(INSTRUCTION) Give the data below again exactly as it stands. Omit the pictures.

(DATASET CONTENT)
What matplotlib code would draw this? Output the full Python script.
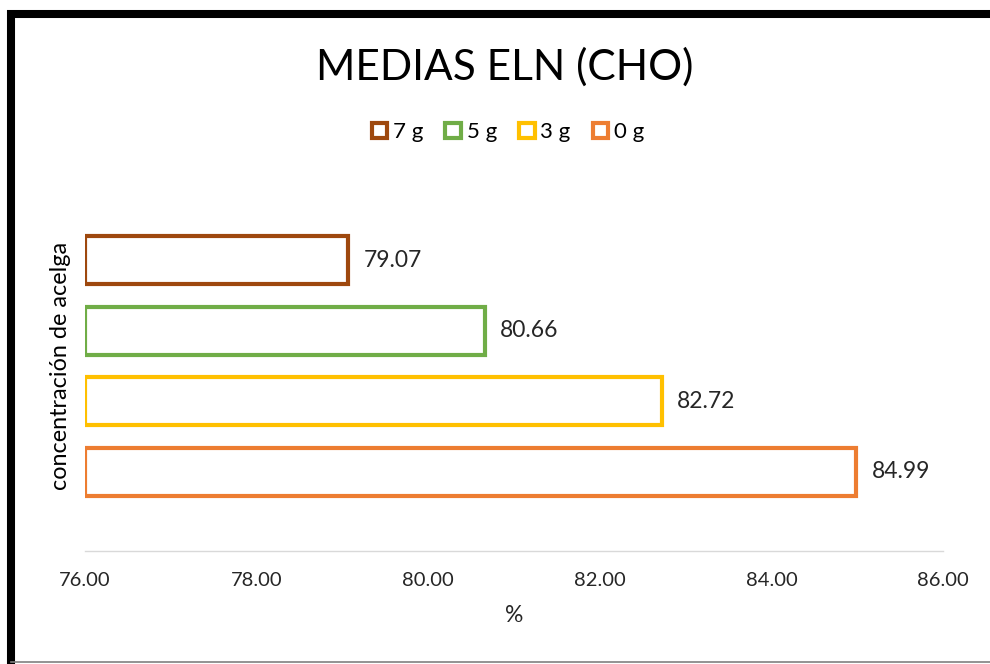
import matplotlib.pyplot as plt
from matplotlib.lines import Line2D

plt.rcParams['font.family'] = ['Lato', 'DejaVu Sans']

# datos (de arriba hacia abajo)
labels = ["7 g", "5 g", "3 g", "0 g"]
values = [79.07, 80.66, 82.72, 84.99]
colors = ["#9E480E", "#70AD47", "#FFC000", "#ED7D31"]
xticks = [76, 78, 80, 82, 84, 86]

fig = plt.figure(figsize=(9.9, 6.64), dpi=100)
ax = fig.add_axes([0.0859, 0.1702, 0.8666, 0.5572])

x0 = xticks[0]
n = len(values)
handles = []
for i, (lab, v, c) in enumerate(zip(labels, values, colors)):
    pos = n - 1 - i
    b = ax.barh(pos, v - x0, left=x0, height=0.68, facecolor="white",
                edgecolor=c, linewidth=3, label=lab)
    handles.append(b)
    ax.annotate(f"{v:.2f}", (v, pos), xytext=(11, 0), textcoords="offset points",
                va="center", ha="left", fontsize=16.5, color="#262626")

ax.set_xlim(xticks[0], xticks[-1])
ax.set_ylim(-1.118, n - 1 + 1.118)
ax.set_xticks(xticks)
ax.set_xticklabels([f"{t:.2f}" for t in xticks], fontsize=14.5, color="#262626")
ax.set_yticks([])
ax.tick_params(axis="x", length=0, pad=15)
for s in ["top", "right", "left"]:
    ax.spines[s].set_visible(False)
ax.spines["bottom"].set_color("#D9D9D9")
ax.spines["bottom"].set_linewidth(1)

ax.set_xlabel("%", fontsize=16.5, color="#262626", labelpad=12)
ax.set_ylabel("concentración de acelga", fontsize=16.8, color="#000000", labelpad=10)

fig.text(0.51, 0.899, "MEDIAS ELN (CHO)", ha="center", va="center",
         fontsize=30.5, color="#000000")

fig.legend(handles=handles, loc="center", bbox_to_anchor=(0.513, 0.801), ncol=4,
           frameon=False, fontsize=16, handlelength=0.7, handleheight=0.7,
           handletextpad=0.25, columnspacing=1.0)

# marco negro
fig.add_artist(Line2D([0.007, 1.0], [0.9789, 0.9789], color="black", lw=5.8,
                      solid_capstyle="butt"))
fig.add_artist(Line2D([0.0111, 0.0111], [0.0, 0.985], color="black", lw=5.8,
                      solid_capstyle="butt"))
fig.add_artist(Line2D([0.0111, 1.0], [0.003, 0.003], color="#808080", lw=1.2))

fig.savefig("out.png", dpi=100)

(COMPLETE RESPONSE)
What matplotlib code would draw this? Output the full Python script.
import matplotlib.pyplot as plt
from matplotlib.lines import Line2D

plt.rcParams['font.family'] = ['Lato', 'DejaVu Sans']

# datos (de arriba hacia abajo)
labels = ["7 g", "5 g", "3 g", "0 g"]
values = [79.07, 80.66, 82.72, 84.99]
colors = ["#9E480E", "#70AD47", "#FFC000", "#ED7D31"]
xticks = [76, 78, 80, 82, 84, 86]

fig = plt.figure(figsize=(9.9, 6.64), dpi=100)
ax = fig.add_axes([0.0859, 0.1702, 0.8666, 0.5572])

x0 = xticks[0]
n = len(values)
handles = []
for i, (lab, v, c) in enumerate(zip(labels, values, colors)):
    pos = n - 1 - i
    b = ax.barh(pos, v - x0, left=x0, height=0.68, facecolor="white",
                edgecolor=c, linewidth=3, label=lab)
    handles.append(b)
    ax.annotate(f"{v:.2f}", (v, pos), xytext=(11, 0), textcoords="offset points",
                va="center", ha="left", fontsize=16.5, color="#262626")

ax.set_xlim(xticks[0], xticks[-1])
ax.set_ylim(-1.118, n - 1 + 1.118)
ax.set_xticks(xticks)
ax.set_xticklabels([f"{t:.2f}" for t in xticks], fontsize=14.5, color="#262626")
ax.set_yticks([])
ax.tick_params(axis="x", length=0, pad=15)
for s in ["top", "right", "left"]:
    ax.spines[s].set_visible(False)
ax.spines["bottom"].set_color("#D9D9D9")
ax.spines["bottom"].set_linewidth(1)

ax.set_xlabel("%", fontsize=16.5, color="#262626", labelpad=12)
ax.set_ylabel("concentración de acelga", fontsize=16.8, color="#000000", labelpad=10)

fig.text(0.51, 0.899, "MEDIAS ELN (CHO)", ha="center", va="center",
         fontsize=30.5, color="#000000")

fig.legend(handles=handles, loc="center", bbox_to_anchor=(0.513, 0.801), ncol=4,
           frameon=False, fontsize=16, handlelength=0.7, handleheight=0.7,
           handletextpad=0.25, columnspacing=1.0)

# marco negro
fig.add_artist(Line2D([0.007, 1.0], [0.9789, 0.9789], color="black", lw=5.8,
                      solid_capstyle="butt"))
fig.add_artist(Line2D([0.0111, 0.0111], [0.0, 0.985], color="black", lw=5.8,
                      solid_capstyle="butt"))
fig.add_artist(Line2D([0.0111, 1.0], [0.003, 0.003], color="#808080", lw=1.2))

fig.savefig("out.png", dpi=100)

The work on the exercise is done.